Natural Lawn Care
More and more, Northwest homeowners are turning to natural yard care, and that includes a natural approach to caring for lawns
Reduce lawn size.
Trees and shrubs, once they are established, require less time and energy than lawn maintenance. Check out this video: "Honey, I shrunk the lawn!"
Two to three inches of grass height allow the blades to shade each other and keep moisture in.
Leave the clippings on the lawn (mulch mow).
Mulch mowers (external) are designed to be used without a bag. They chop up and blow the clippings into the lawn where nutrients and moisture make the lawn healthier, saving you the cost of fertilizer and water. A push mower can be used the same way.

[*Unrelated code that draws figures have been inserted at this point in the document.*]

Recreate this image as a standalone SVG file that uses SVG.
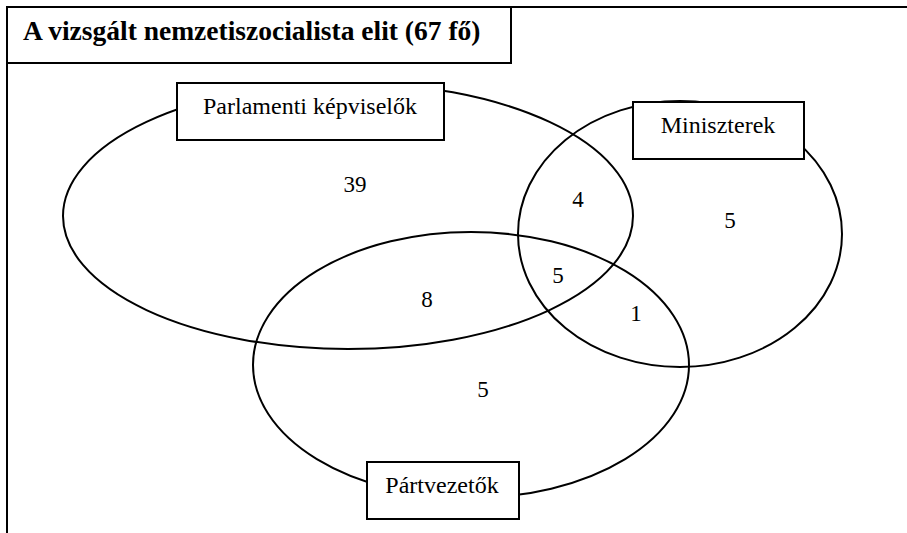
<svg xmlns="http://www.w3.org/2000/svg" width="907" height="533" viewBox="0 0 907 533">
<style>
.shape{fill:none;stroke:#000;stroke-width:2}
.box{fill:#fff;stroke:#000;stroke-width:2}
.lbl{font-family:"Liberation Serif","Times New Roman",serif;font-size:24px;fill:#000;text-anchor:middle}
.num{font-family:"Liberation Serif","Times New Roman",serif;font-size:23px;fill:#000;text-anchor:middle}
.title{font-family:"Liberation Serif","Times New Roman",serif;font-size:27.5px;font-weight:bold;fill:#000}
</style>
<rect width="907" height="533" fill="#fff"/>
<g id="frame">
<line class="shape" x1="7" y1="7" x2="907" y2="7"/>
<line class="shape" x1="7" y1="7" x2="7" y2="533"/>
</g>
<g id="title">
<rect class="box" x="7" y="7" width="504" height="56"/>
<text class="title" x="23" y="40">A vizsgált nemzetiszocialista elit (67 fő)</text>
</g>
<g id="sets">
<ellipse id="set-parlament" class="shape" cx="348" cy="216" rx="285" ry="133"/>
<ellipse id="set-miniszter" class="shape" cx="680" cy="234" rx="162" ry="133"/>
<ellipse id="set-part" class="shape" cx="471" cy="365" rx="218" ry="133"/>
</g>
<g id="node-parlament">
<rect class="box" x="177" y="83" width="267" height="57"/>
<text class="lbl" x="310" y="114">Parlamenti képviselők</text>
</g>
<g id="node-miniszter">
<rect class="box" x="633" y="102" width="171" height="57"/>
<text class="lbl" x="718" y="133">Miniszterek</text>
</g>
<g id="node-part">
<rect class="box" x="367" y="462" width="152" height="57"/>
<text class="lbl" x="442" y="493">Pártvezetők</text>
</g>
<g id="counts">
<text class="num" x="355" y="192">39</text>
<text class="num" x="578" y="207">4</text>
<text class="num" x="730" y="228">5</text>
<text class="num" x="427" y="307">8</text>
<text class="num" x="558" y="283">5</text>
<text class="num" x="636" y="321">1</text>
<text class="num" x="483" y="397">5</text>
</g>
</svg>
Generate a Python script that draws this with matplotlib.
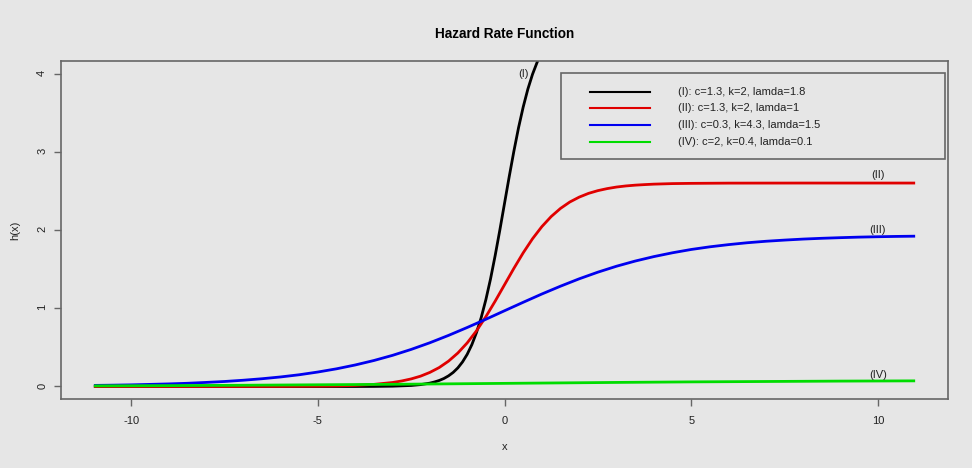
import numpy as np
import matplotlib.pyplot as plt
from matplotlib.patches import Rectangle

plt.rcParams["font.family"] = ["Liberation Sans", "DejaVu Sans"]
plt.rcParams["axes.unicode_minus"] = False

# hazard curves h(x) for the four parameter sets
x_I = [-11, -8, -6, -5, -4, -3.5, -3, -2.5, -2.25, -2, -1.875, -1.75, -1.625, -1.5,
       -1.375, -1.25, -1.125, -1, -0.875, -0.75, -0.625, -0.5, -0.375, -0.25, -0.125,
       0, 0.125, 0.25, 0.375, 0.5, 0.625, 0.75, 0.875, 1, 1.125, 1.25, 1.5, 2, 3, 11]
h_I = [0, 0, 0, 0, 0.000, 0.001, 0.004, 0.013, 0.024, 0.043, 0.058, 0.077, 0.102, 0.136,
       0.180, 0.238, 0.314, 0.411, 0.535, 0.690, 0.880, 1.109, 1.374, 1.675, 2.000,
       2.340, 2.680, 3.005, 3.306, 3.571, 3.800, 3.990, 4.145, 4.269, 4.366, 4.442, 4.544,
       4.637, 4.676, 4.680]

x_II = [-11, -9, -7, -6, -5, -4.5, -4, -3.5, -3, -2.75, -2.5, -2.25, -2, -1.75, -1.5,
        -1.25, -1, -0.75, -0.5, -0.25, 0, 0.25, 0.5, 0.75, 1, 1.25, 1.5, 1.75, 2, 2.25,
        2.5, 2.75, 3, 3.25, 3.5, 3.75, 4, 4.5, 5, 6, 8, 11]
h_II = [0, 0, 0.000, 0.001, 0.004, 0.007, 0.014, 0.027, 0.051, 0.071, 0.097, 0.132,
        0.180, 0.242, 0.324, 0.428, 0.557, 0.712, 0.892, 1.091, 1.300, 1.509, 1.708,
        1.888, 2.043, 2.172, 2.276, 2.358, 2.420, 2.468, 2.503, 2.529, 2.549, 2.563,
        2.573, 2.580, 2.586, 2.593, 2.596, 2.599, 2.600, 2.600]

x_III = [-11, -10.5, -10, -9.5, -9, -8.5, -8, -7.5, -7, -6.5, -6, -5.5, -5, -4.5, -4,
         -3.5, -3, -2.5, -2, -1.5, -1, -0.5, 0, 0.5, 1, 1.5, 2, 2.5, 3, 3.5, 4, 4.5,
         5, 5.5, 6, 6.5, 7, 7.5, 8, 8.5, 9, 9.5, 10, 10.5, 11]
h_III = [0.014, 0.017, 0.021, 0.027, 0.033, 0.041, 0.052, 0.064, 0.080, 0.099, 0.122,
         0.150, 0.185, 0.226, 0.275, 0.332, 0.398, 0.474, 0.559, 0.653, 0.754, 0.859,
         0.968, 1.076, 1.182, 1.282, 1.376, 1.461, 1.537, 1.603, 1.660, 1.709, 1.751,
         1.785, 1.813, 1.837, 1.856, 1.871, 1.884, 1.894, 1.902, 1.909, 1.914, 1.918, 1.921]

x_IV = [-11, -9, -7, -5, -3, -1, 1, 3, 5, 7, 9, 11]
h_IV = [0.008, 0.011, 0.016, 0.022, 0.028, 0.036, 0.044, 0.052, 0.059, 0.064, 0.069, 0.072]

series_x = [x_I, x_II, x_III, x_IV]
series_h = [h_I, h_II, h_III, h_IV]
labels = ["(I): c=1.3, k=2, lamda=1.8",
          "(II): c=1.3, k=2, lamda=1",
          "(III): c=0.3, k=4.3, lamda=1.5",
          "(IV): c=2, k=0.4, lamda=0.1"]
tags = ["(I)", "(II)", "(III)", "(IV)"]
tag_pos = [(0.5, 4.0), (10, 2.7), (10, 2.0), (10, 0.15)]
colors = ["#000000", "#e00000", "#0000f0", "#00dd00"]

bg = "#e6e6e6"
frame = "#666666"

fig = plt.figure(figsize=(9.72, 4.68), dpi=100, facecolor=bg)
ax = fig.add_axes([0.0628, 0.1474, 0.9125, 0.7223], facecolor=bg)

for xs, hs, col in zip(series_x, series_h, colors):
    ax.plot(xs, hs, color=col, lw=2.0, solid_capstyle="butt")

for tag, (tx, ty) in zip(tags, tag_pos):
    ax.text(tx, ty, tag, fontsize=8, color="#222222", ha="center", va="center")

ax.set_xlim(-11.88, 11.88)
ax.set_ylim(-0.16, 4.16)
ax.set_xticks([-10, -5, 0, 5, 10])
ax.set_yticks([0, 1, 2, 3, 4])
ax.tick_params(length=5, width=1, color=frame, labelsize=8, labelcolor="#222222")
ax.tick_params(axis="x", pad=7)
ax.tick_params(axis="y", pad=5, labelrotation=90)
for s in ax.spines.values():
    s.set_color(frame)
    s.set_linewidth(1.2)

ax.set_title("Hazard Rate Function", fontsize=9.8, fontweight="bold", y=1.08, pad=0, va="center")
ax.set_xlabel("x", fontsize=8, va="center", color="#222222")
ax.xaxis.set_label_coords(0.5, -0.142)
ax.set_ylabel("h(x)", fontsize=8, va="center", color="#222222")
ax.yaxis.set_label_coords(-0.052, 0.5)

# legend box drawn by hand, in axes fractions
ax.add_patch(Rectangle((0.5637, 0.7101), 0.4329, 0.2544, transform=ax.transAxes,
                       facecolor="none", edgecolor=frame, lw=1.2))
rows_y = [0.9083, 0.8609, 0.8107, 0.7604]
for lab, col, ry in zip(labels, colors, rows_y):
    ax.plot([0.5964, 0.6640], [ry, ry], color=col, lw=1.5, transform=ax.transAxes)
    ax.text(0.6956, ry, lab, fontsize=8, color="#222222", va="center", transform=ax.transAxes)

fig.savefig("out.png", dpi=100, facecolor=bg)
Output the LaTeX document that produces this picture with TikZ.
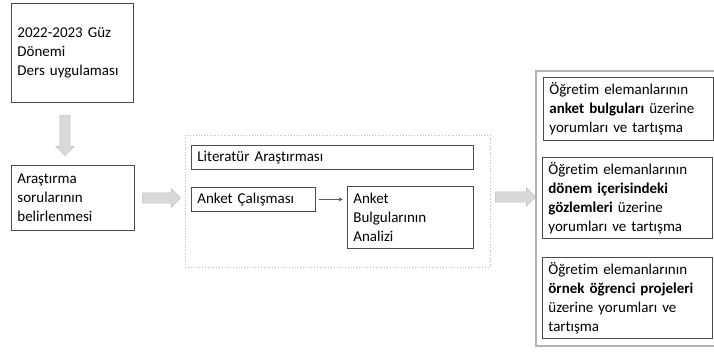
\documentclass[tikz,border=0pt]{standalone}
\usepackage{fontspec}
\setmainfont{Carlito}[Ligatures=NoCommon]
\usetikzlibrary{shapes.arrows,arrows.meta}

\begin{document}
\begin{tikzpicture}[x=1pt,y=-1pt,
	box/.style={draw=black!70, line width=0.8pt, align=left, anchor=north west, inner xsep=6pt, inner ysep=0pt, font=\fontsize{15}{19}\selectfont},
	blk/.style={single arrow, draw=gray!55, fill=gray!30, inner sep=5pt, single arrow head extend=4pt, single arrow head indent=0pt}]
\useasboundingbox (0,0) rectangle (714,356);
% left column
\node[box, text width=110pt, minimum height=99pt] (ders) at (11,3) {2022-2023 Güz\\Dönemi\\Ders uygulaması};
\node[box, text width=111pt, minimum height=65pt] (arastirma) at (11,165) {Araştırma\\sorularının\\belirlenmesi};
\node[blk, minimum height=40pt, shape border rotate=270] (ok1) at (65,133) {};
% middle
\node[draw=gray!50, dotted, line width=0.8pt, anchor=north west, minimum width=305pt, minimum height=132pt] (calisma) at (185,135) {};
\node[box, text width=270pt, minimum height=24pt] (literatur) at (191,145) {Literatür Araştırması};
\node[box, text width=112pt, minimum height=24pt] (anket) at (191,187) {Anket Çalışması};
\node[box, text width=114pt, minimum height=62pt] (analiz) at (347,186) {Anket\\Bulgularının\\Analizi};
\draw[-{Latex[length=4pt,width=4pt]}, gray!70!black, line width=0.6pt, shorten <=3pt, shorten >=4pt] (anket.east) -- (anket.east -| analiz.west);
\node[blk, minimum height=38pt] (ok2) at (159,198) {};
\node[blk, minimum height=40pt] (ok3) at (513,197) {};
% right
\node[draw=gray!60, line width=2pt, anchor=north west, minimum width=183pt, minimum height=275pt] (yorum) at (535,70) {};
\node[box, text width=158pt, minimum height=63pt] (bulgu) at (543,77) {Öğretim elemanlarının\\\textbf{anket bulguları} üzerine\\yorumları ve tartışma};
\node[box, text width=158pt, minimum height=81pt] (gozlem) at (542,157) {Öğretim elemanlarının\\\textbf{dönem içerisindeki}\\\textbf{gözlemleri} üzerine\\yorumları ve tartışma};
\node[box, text width=158pt, minimum height=81pt] (proje) at (542,257) {Öğretim elemanlarının\\\textbf{örnek öğrenci projeleri}\\üzerine yorumları ve\\tartışma};
\end{tikzpicture}
\end{document}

If you fertilize, use organic, "slow-release" fertilizer
Healthy lawns in the Pacific Northwest are a light meadow green. Fertilize in September when lawns are building root reserves for the next year. If you wish to fertilize twice, apply in May, but moderately, as grass grows heavily in the springtime.
Lawns need only about one inch of water a week in summer, including rain, to stay green. The rest of the year, rainfall is enough. For lawns that don't get heavy use, you can let them go gold and dormant; water them once a month, and they'll bounce back in the fall
Avoid using Weed-and-Feed on lawns
Accept a few weeds, and crowd out problems by growing a dense, healthy lawn. Weed-and-feed-type products spread a pesticide on the whole yard, not just the weeds, and are an unnecessary expense.
Rescuing a really bad lawn
Soil compaction is a common problem in northwest yards, whether in a newer development or in an old lawn, and leads to a hard, weedy surface that doesn’t accept water. Aeration, overseeding, and topdressing with compost can improve most damaged lawns.